To Learn, To Get Better
I spent the last couple of days in Carneros—the region that spans both Napa and Sonoma counties on their southern ends. The purpose of the visit was to explore the Pinot program of Etude, which has evolved from being the home project of a curious, dedicated and ambitious young winemaker named Tony Soter in 1980 to being the ambitious project of a large international wine corporation called Fosters. What's nice to see is that Etude, in its journey from being made in Soter's garage (or wherever he found space to ferment grapes) to now managing vast vineyards and having spacious new winery digs, hasn't lost a lot of its original spirit.
The credibility is maintained by: 1) Soter's continual involvement as a consultant, even though he sold the wine brand years ago and did quite well for himself; 2) The continuous excellence of the wines; and 3) the obvious quality of the winemaking team that runs the place today--John Priest and Franci Ashton. Tony Soter, who has an eponymous wine now in Oregon, became one of the first "superstar" consultants in the Napa Valley during the 80s and 90s, making wine and providing council to a ridiculous list of top estates.
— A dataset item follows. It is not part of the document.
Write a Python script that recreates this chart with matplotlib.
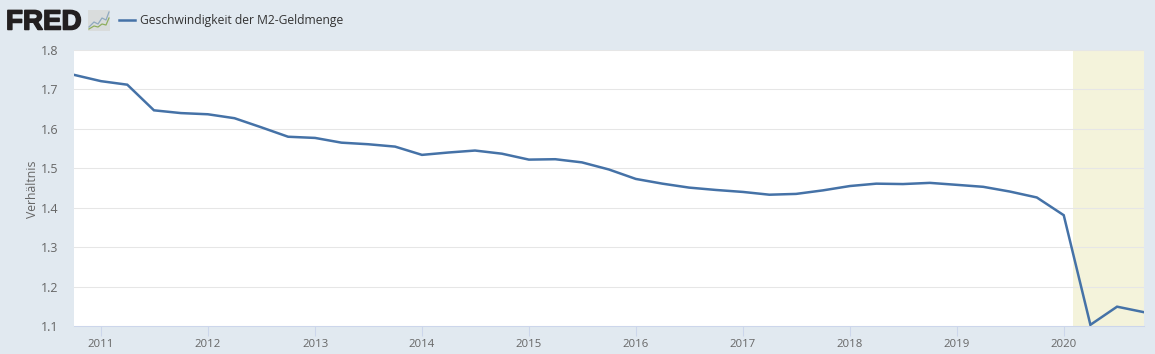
import matplotlib
matplotlib.use('Agg')
import matplotlib.pyplot as plt
import matplotlib.dates as mdates
import matplotlib.patheffects as pe
import pandas as pd
from matplotlib.lines import Line2D
from matplotlib.patches import Rectangle

plt.rcParams['font.family'] = ['Open Sans', 'DejaVu Sans']

series_name = 'Geschwindigkeit der M2-Geldmenge'
y_label = 'Verhältnis'
y_ticks = [1.1, 1.2, 1.3, 1.4, 1.5, 1.6, 1.7, 1.8]
years = list(range(2011, 2021))
recession = ['2020-02-01', '2020-10-01']

velocity = [1.737,
            1.721, 1.712, 1.647, 1.640,
            1.637, 1.627, 1.604, 1.580,
            1.577, 1.565, 1.561, 1.555,
            1.534, 1.540, 1.545, 1.537,
            1.522, 1.523, 1.515, 1.497,
            1.473, 1.461, 1.451, 1.445,
            1.440, 1.433, 1.435, 1.444,
            1.455, 1.461, 1.460, 1.463,
            1.458, 1.453, 1.441, 1.426,
            1.381, 1.103, 1.149, 1.135]
quarters = pd.date_range('2010-10-01', periods=len(velocity), freq='QS')

W, H = 1155, 354
bg = '#e1e9f0'
blue = '#4572a7'

fig = plt.figure(figsize=(W / 100, H / 100), dpi=100, facecolor=bg)
ax = fig.add_axes([74 / W, 1 - 326 / H, 1070 / W, 276 / H])
ax.set_facecolor('white')

ax.axvspan(pd.Timestamp(recession[0]), pd.Timestamp(recession[1]), color='#f4f3db', lw=0, zorder=1)
ax.plot(quarters, velocity, color=blue, lw=1.8, zorder=3, solid_joinstyle='miter')

ax.set_xlim(quarters[0], quarters[-1])
ax.set_ylim(1.1, 1.8)
ax.set_yticks(y_ticks)
ax.set_yticklabels(['%.1f' % v for v in y_ticks])
ax.set_xticks([pd.Timestamp(str(y) + '-01-01') for y in years])
ax.xaxis.set_major_formatter(mdates.DateFormatter('%Y'))
ax.grid(axis='y', color='#e6e6e6', lw=0.75, zorder=2)
ax.set_axisbelow(False)
for s in ['top', 'right', 'left']:
    ax.spines[s].set_visible(False)
ax.spines['bottom'].set_color('#ccd6eb')
ax.spines['bottom'].set_linewidth(0.75)
ax.tick_params(axis='y', length=0, pad=11, labelsize=9, labelcolor='#666666')
ax.tick_params(axis='x', length=7, width=0.75, color='#ccd6eb', pad=2.5, labelsize=8.2, labelcolor='#666666')
fig.text(32 / W, 1 - 189 / H, y_label, rotation=90, ha='center', va='center', fontsize=8.8, color='#666666')

# header: logo, icon, legend
fig.text(6 / W, 1 - 29.5 / H, 'FRED', family='Liberation Sans', weight='bold', fontsize=20,
         color='#231f20', ha='left', va='baseline',
         path_effects=[pe.withStroke(linewidth=1.1, foreground='#231f20')])
fig.patches.append(Rectangle((88 / W, 1 - 31 / H), 22 / W, 21 / H, transform=fig.transFigure,
                             facecolor='#d9dcdc', edgecolor='none'))
icon_x = [89, 94, 98, 102, 106, 109]
fig.add_artist(Line2D([x / W for x in icon_x], [1 - y / H for y in [27, 22, 24, 18, 20, 12]],
                      color='#8fa9bf', lw=0.9))
fig.add_artist(Line2D([x / W for x in icon_x], [1 - y / H for y in [29, 26, 27, 24, 25, 18]],
                      color='#8fae5f', lw=0.9))
fig.add_artist(Line2D([119 / W, 135 / W], [1 - 20 / H, 1 - 20 / H], color=blue, lw=1.8))
fig.text(139.5 / W, 1 - 20.5 / H, series_name, fontsize=8.75, color='#333333', ha='left', va='center')

fig.savefig('out.png', dpi=100, facecolor=bg)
Along the way, though, he's never seemed to tire of sharing his acute knowledge and reasoned opinions about the intricacies of growing grapes and making wine with the likes of dilettantes such as myself. Etude makes Cabernet, Merlot, Pinot Gris, and Rosé, but we were there to focus on Pinot Noir, which was Soter's initial intent for the brand.
The name “Etude” implies study and practice—as one would practice an etude on the piano to learn, to get better. It's a nice metaphor for winemaking, since each year presents one more crack at it. For the 20 years that Soter owned the brand, he bought wines from various growers and assembled them into blends. Now, the team has their own Pinot vineyards to work with and the study and practice continues--this time on one large estate whose ins and outs they are still getting to know.
The results are more than encouraging, with the 2005 Carneros Estate Pinot Noir being a gorgeous wine that is rife with black plum and cherry fruit, a hint of earthiness and a graceful and elegant texture ($40 at K&L). Another of the wines Etude is famous for is the Heirloom, bottling (pictured here), which makes use of older so-called Heirloom clones that Soter has collected over the years. These vines are usually uneconomically low-yielding and difficult, which is why the wine costs twice as much (at K&L) as the Carneros estate--but the full-bodied 2004 has a suave texture with a lot of richness and some tannin that strongly suggest that it needs a few more years to come into its own.